Israel defence minister to share initial findings on NSO with France
Israel’s Minister of Defense Benny Gantz arrives for the weekly cabinet meeting in Jerusalem, June 27, 2021. Maya Alleruzzo/Pool via REUTERS/File Photo
JERUSALEM, July 27 (Reuters) – Israel’s defence minister will on Wednesday share initial findings from a government assessment of NSO Group exports with France, whose president was allegedly among targets of spyware sold by the private Israeli spyware company.
President Emmanuel Macron’s phone was on a list of targets that were possibly under surveillance by Morocco, which used NSO’s Pegasus software, according to France’s Le Monde newspaper. The French leader has called for an investigation.
Israeli Defence Minister Benny Gantz’s office said he would fly out to meet French counterpart Florence Parly for talks about Lebanon’s governance crisis and Iran’s nuclear diplomacy.
“He (Gantz) will also update the minister on the topic of NSO,” the office said in a statement on Tuesday.
Gantz’s ministry, which oversees commercial exports of cyber-surveillance technologies, is part of a high-level task force assessing allegations about Pegasus that were published last week by 17 media organisations, led by the Paris-based non-profit journalism group Forbidden Stories.
The media organisations said Pegasus had been used in attempted and successful hacks of smartphones belonging to journalists, government officials and human rights activists.
NSO has rejected the reporting, saying it was “full of wrong assumptions and uncorroborated theories”. Pegasus is intended for use only by government intelligence and law-enforcement agencies to fight terrorism and crime, the company said.
Israel’s top-rated Channel 12 TV news said Gantz would tell his French host that, if the Israeli assessment finds abuse of Pegasus by the Moroccans, they could be cut off from the system.
Israeli officials did not comment on that report. Gantz’s ministry and NSO decline to identify countries that own Pegasus.

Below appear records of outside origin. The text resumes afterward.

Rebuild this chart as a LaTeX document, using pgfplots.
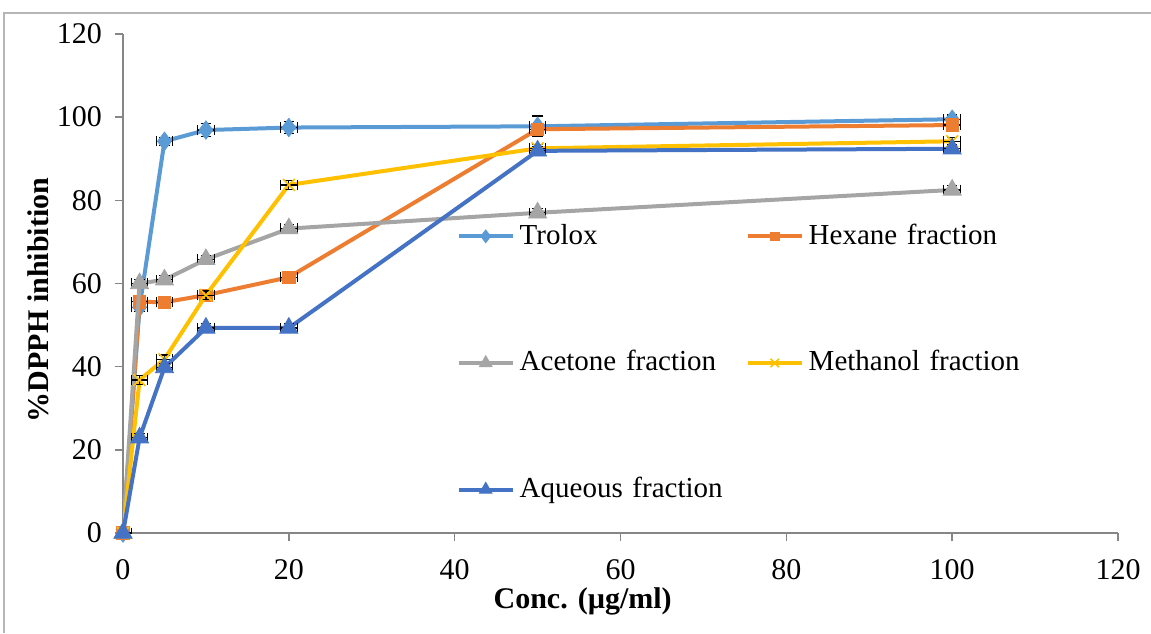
\documentclass[border=0pt]{standalone}
\usepackage{fontspec}
\setmainfont{Liberation Serif}
\usepackage{pgfplots}
\usepackage{pgfplotstable}
\pgfplotsset{compat=1.18}
\definecolor{ctrolox}{RGB}{91,155,213}
\definecolor{chex}{RGB}{237,125,49}
\definecolor{cace}{RGB}{165,165,165}
\definecolor{cmeth}{RGB}{255,192,0}
\definecolor{caq}{RGB}{68,114,196}
\definecolor{axgray}{RGB}{134,134,134}

\pgfplotstableread{
x y ex ey
0 0 1 0.5
2 54.3 1 1
5 94.2 1 1
10 96.9 1 1.5
20 97.5 1 1.5
50 97.8 1 2.5
100 99.5 1 1
}\trolox
\pgfplotstableread{
x y ex ey
0 0 1 0.5
2 55.6 1 1
5 55.5 1 1
10 57.2 1 1
20 61.5 1 1
50 97.1 1 1
100 98.1 1 1
}\hexane
\pgfplotstableread{
x y ex ey
0 0 1 0.5
2 60.0 1 1
5 60.9 1 1
10 65.8 1 1
20 73.2 1 1
50 77.0 1 1
100 82.5 1 1
}\acetone
\pgfplotstableread{
x y ex ey
0 0 1 0.5
2 36.8 1 1
5 41.8 1 1
10 57.2 1 1
20 83.7 1 1
50 92.5 1 1
100 94.2 1 1
}\methanol
\pgfplotstableread{
x y ex ey
0 0 1 0.5
2 22.9 1 1
5 39.8 1 1
10 49.3 1 1
20 49.3 1 1
50 91.9 1 1
100 92.4 1 1
}\aqueous

\pgfplotsset{
  myerr/.style={
    error bars/x dir=both, error bars/x explicit,
    error bars/y dir=both, error bars/y explicit,
    error bars/error bar style={black, line width=0.6pt, solid},
    error bars/error mark options={black, mark size=2.6pt, line width=0.6pt, rotate=90}
  }
}

\begin{document}
\begin{tikzpicture}[x=1pt,y=1pt]
\useasboundingbox (0,0) rectangle (575.5,316.5);
\draw[axgray!60, line width=0.7pt] (2,0) -- (2,310) -- (575.5,310);
\begin{axis}[
  at={(61.5pt,50pt)}, anchor=south west,
  scale only axis, width=497.5pt, height=249.5pt,
  xmin=0, xmax=120, ymin=0, ymax=120,
  xtick={0,20,...,120}, ytick={0,20,...,120},
  axis lines*=left,
  axis line style={axgray, line width=0.75pt, -},
  tick align=outside,
  major tick length=4pt,
  tick style={axgray, line width=0.75pt},
  /pgf/number format/assume math mode=true,
  tick label style={font=\fontsize{15}{18}\selectfont, black},
  yticklabel style={xshift=-3pt},
  xticklabel style={yshift=-5.5pt},
  label style={font=\bfseries\fontsize{15}{18}\selectfont},
  xlabel={Conc. (µg/ml)},
  ylabel={\%DPPH inhibition},
  xlabel style={at={(axis description cs:0.462,0)}, anchor=center, yshift=-34pt},
  ylabel style={at={(axis description cs:0,0.467)}, anchor=center, yshift=42.5pt},
  clip mode=individual,
  legend columns=2,
  legend cell align=left,
  legend style={draw=none, fill=none, inner sep=0pt,
    at={(axis cs:40.2,74.8)}, anchor=north west,
    font=\fontsize{14.5}{17}\selectfont,
    row sep=49.3pt,
    nodes={inner sep=0pt, text height=11pt, text depth=3pt, text width=110pt, align=left},
    /tikz/every odd column/.append style={column sep=2.5pt},
    /tikz/every even column/.append style={column sep=3pt}},
  legend image code/.code={\draw[mark repeat=2,mark phase=2,#1, every mark/.append style={scale=0.7}] plot coordinates {(0pt,0pt) (13.5pt,0pt) (27pt,0pt)};},
]
\addplot[myerr, color=ctrolox, line width=2pt, mark=diamond*, mark size=4.6pt, mark options={solid, fill=ctrolox, line width=0.4pt}] table[x=x, y=y, x error=ex, y error=ey] {\trolox};
\addlegendentry{Trolox}
\addplot[myerr, color=chex, line width=2pt, mark=square*, mark size=3.1pt, mark options={solid, fill=chex, line width=0.4pt}] table[x=x, y=y, x error=ex, y error=ey] {\hexane};
\addlegendentry{Hexane fraction}
\addplot[myerr, color=cace, line width=2pt, mark=triangle*, mark size=5.2pt, mark options={solid, fill=cace, line width=0.4pt}] table[x=x, y=y, x error=ex, y error=ey] {\acetone};
\addlegendentry{Acetone fraction}
\addplot[myerr, color=cmeth, line width=2pt, mark=x, mark size=4.2pt, mark options={solid, line width=0.8pt}] table[x=x, y=y, x error=ex, y error=ey] {\methanol};
\addlegendentry{Methanol fraction}
\addplot[myerr, color=caq, line width=2pt, mark=triangle*, mark size=5.2pt, mark options={solid, fill=caq, line width=0.4pt}] table[x=x, y=y, x error=ex, y error=ey] {\aqueous};
\addlegendentry{Aqueous fraction}
\end{axis}
\end{tikzpicture}
\end{document}
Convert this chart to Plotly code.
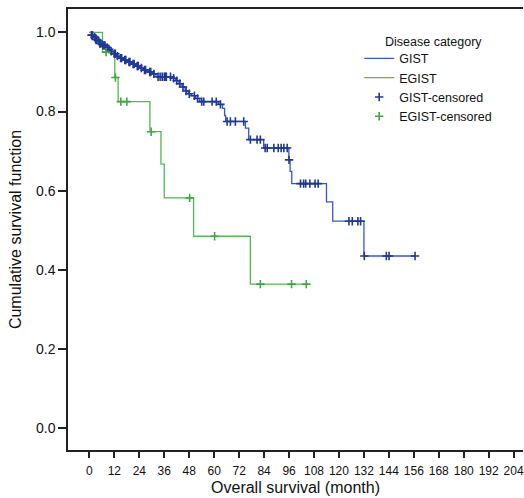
import plotly.graph_objects as go

# ---- Data ----
# GIST Kaplan-Meier steps: event time (month) and survival after the event
gist_event_t = [0, 1, 2, 3, 4, 5, 6, 8, 9, 10, 11, 13, 14, 16, 18, 20, 22, 24, 26, 28, 30, 32,
                40, 41.5, 43, 44.5, 46, 47.5, 49, 51, 53, 62, 64, 65, 65.5, 75, 76.6, 83.8,
                95.9, 96.5, 97.3, 114, 117, 132]
gist_event_s = [1.0, 0.993, 0.988, 0.982, 0.978, 0.972, 0.967, 0.962, 0.957, 0.952, 0.946, 0.940,
                0.935, 0.930, 0.925, 0.920, 0.915, 0.910, 0.905, 0.900, 0.895, 0.888,
                0.884, 0.878, 0.870, 0.862, 0.852, 0.845, 0.840, 0.833, 0.825, 0.818, 0.808,
                0.790, 0.775, 0.758, 0.729, 0.708, 0.678, 0.649, 0.618, 0.572, 0.523, 0.435]
gist_end_t = 156.6
gist_censor_t = [1, 1.5, 2.5, 3, 3.5, 4.5, 5, 5.5, 6.5, 7, 7.5, 8.5, 9.5, 10.5, 12, 12.5, 13.5,
                 15, 15.5, 17, 17.5, 19, 19.5, 21, 21.5, 23, 23.5, 25, 26.5, 27, 29, 29.5, 31,
                 33, 34, 35, 36, 36.5, 37, 39, 40.5, 42, 43.5, 45, 46.5, 48, 50.5, 52, 54, 55,
                 59, 61, 63, 66.2, 67.8, 70.2, 74.2, 77.4, 80.6, 82.2, 84.5, 85.5, 88.7, 90.8,
                 92.2, 93.5, 95.1, 96.0, 101.5, 103, 104, 106, 108.5, 110, 124.8, 126.4, 129.1,
                 130.4, 132.2, 142.8, 144.1, 156.6]

# EGIST Kaplan-Meier steps
egist_event_t = [0, 6.3, 12.2, 13.8, 29.1, 34.4, 36.0, 50.1, 77.4]
egist_event_s = [1.0, 0.950, 0.886, 0.825, 0.749, 0.667, 0.582, 0.485, 0.364]
egist_end_t = 104.3
egist_censor_t = [8, 12.5, 15.1, 18, 29.7, 48.2, 60.2, 82.2, 97.2, 104.3]

x_ticks = [0, 12, 24, 36, 48, 60, 72, 84, 96, 108, 120, 132, 144, 156, 168, 180, 192, 204]
y_ticks = [0.0, 0.2, 0.4, 0.6, 0.8, 1.0]
y_tick_labels = ["0.0", "0.2", "0.4", "0.6", "0.8", "1.0"]


def surv_at(t, ev_t, ev_s):
    s = ev_s[0]
    for tt, ss in zip(ev_t, ev_s):
        if tt <= t:
            s = ss
    return s


GIST_LINE = "#3558c8"
GIST_MARK = "#1f3894"
EGIST_LINE = "#55b855"
EGIST_MARK = "#3fa83f"

fig = go.Figure()

fig.add_trace(go.Scatter(
    x=gist_event_t + [gist_end_t], y=gist_event_s + [gist_event_s[-1]],
    mode="lines", line=dict(shape="hv", color=GIST_LINE, width=1.3), name="GIST"))
fig.add_trace(go.Scatter(
    x=egist_event_t + [egist_end_t], y=egist_event_s + [egist_event_s[-1]],
    mode="lines", line=dict(shape="hv", color=EGIST_LINE, width=1.3), name="EGIST"))
fig.add_trace(go.Scatter(
    x=gist_censor_t, y=[surv_at(t, gist_event_t, gist_event_s) for t in gist_censor_t],
    mode="markers", name="GIST-censored",
    marker=dict(symbol="cross-thin", size=6, color=GIST_MARK, line=dict(color=GIST_MARK, width=1.6))))
fig.add_trace(go.Scatter(
    x=egist_censor_t, y=[surv_at(t, egist_event_t, egist_event_s) for t in egist_censor_t],
    mode="markers", name="EGIST-censored",
    marker=dict(symbol="cross-thin", size=6, color=EGIST_MARK, line=dict(color=EGIST_MARK, width=1.6))))

fig.add_annotation(text="Disease category", xref="paper", yref="paper", x=0.692, y=0.905,
                   xanchor="left", yanchor="bottom", showarrow=False,
                   font=dict(family="Liberation Sans, Arial, sans-serif", size=12.5, color="#111"))

fig.update_layout(
    width=524, height=498,
    margin=dict(l=68, r=1, t=9, b=48),
    plot_bgcolor="white", paper_bgcolor="white",
    font=dict(family="Liberation Sans, Arial, sans-serif", color="#111"),
    showlegend=True,
    legend=dict(x=0.640, y=0.921, xanchor="left", yanchor="top", bgcolor="rgba(0,0,0,0)",
                font=dict(size=12.5, color="#111"), itemwidth=30, tracegroupgap=0),
    xaxis=dict(range=[-10.3, 208.5], tickvals=x_ticks, ticktext=[str(v) for v in x_ticks],
               ticks="outside", ticklen=6, tickwidth=1.5, tickcolor="#222",
               showline=True, linecolor="#222", linewidth=1.5, mirror=True,
               showgrid=False, zeroline=False, automargin=False,
               ticklabeloverflow="allow", ticklabelstandoff=3,
               tickfont=dict(family="Liberation Sans Narrow, Liberation Sans, sans-serif", size=12),
               title=dict(text="Overall survival (month)", standoff=5,
                          font=dict(size=16))),
    yaxis=dict(range=[-0.055, 1.059], tickvals=y_ticks, ticktext=y_tick_labels,
               ticks="outside", ticklen=8, tickwidth=1.5, tickcolor="#222",
               showline=True, linecolor="#222", linewidth=1.5, mirror=False,
               showgrid=False, zeroline=False, automargin=False,
               tickfont=dict(size=14),
               title=dict(text="Cumulative survival function", standoff=10,
                          font=dict(size=16))),
)

# remove the page's default body margin so the 524x498 figure fills the window exactly
fig.write_html("out.html", config={"displayModeBar": False},
               post_script="document.body.style.margin='0';document.body.style.overflow='hidden';")
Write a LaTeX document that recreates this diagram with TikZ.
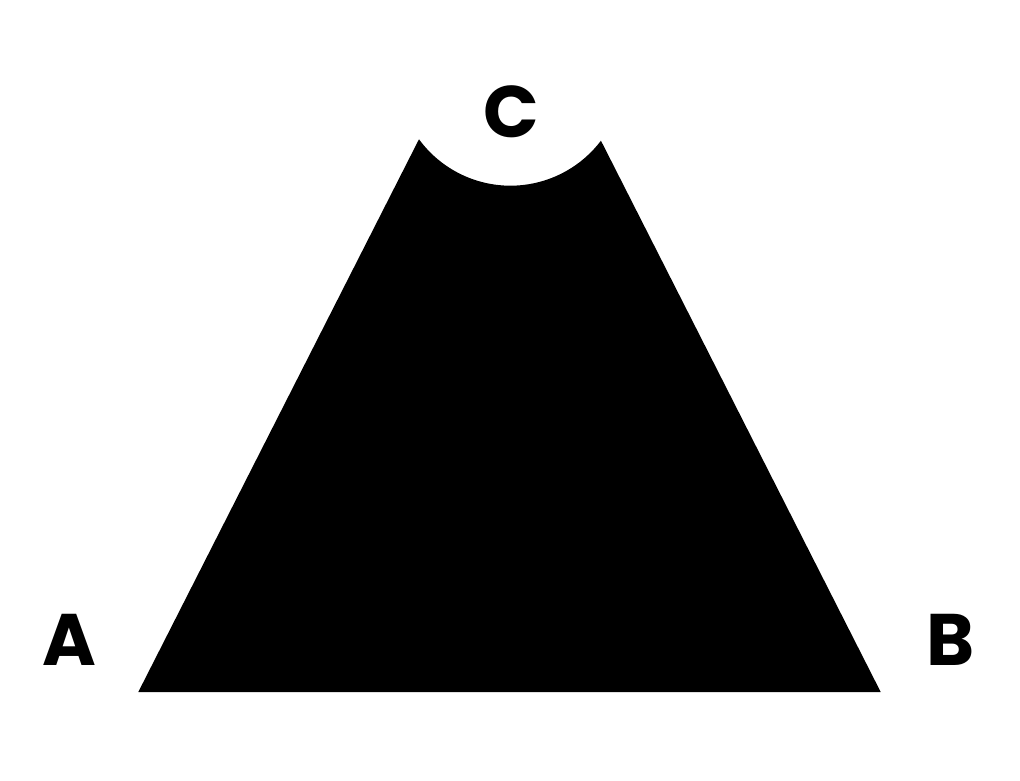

One Gantz aide told Reuters that it would take “weeks” for the government’s NSO assessment to be completed. Asked if the Defence Ministry might increase oversight of NSO exports, the aide said: “The oversight’s fine. There are totally different issues here.” The aide would not elaborate.
NSO says it does not know the specific identities of people
against whom clients use Pegasus, but that if it receives
complaints it can acquire the target lists and unilaterally shut
down the software for any clients found to have abused it.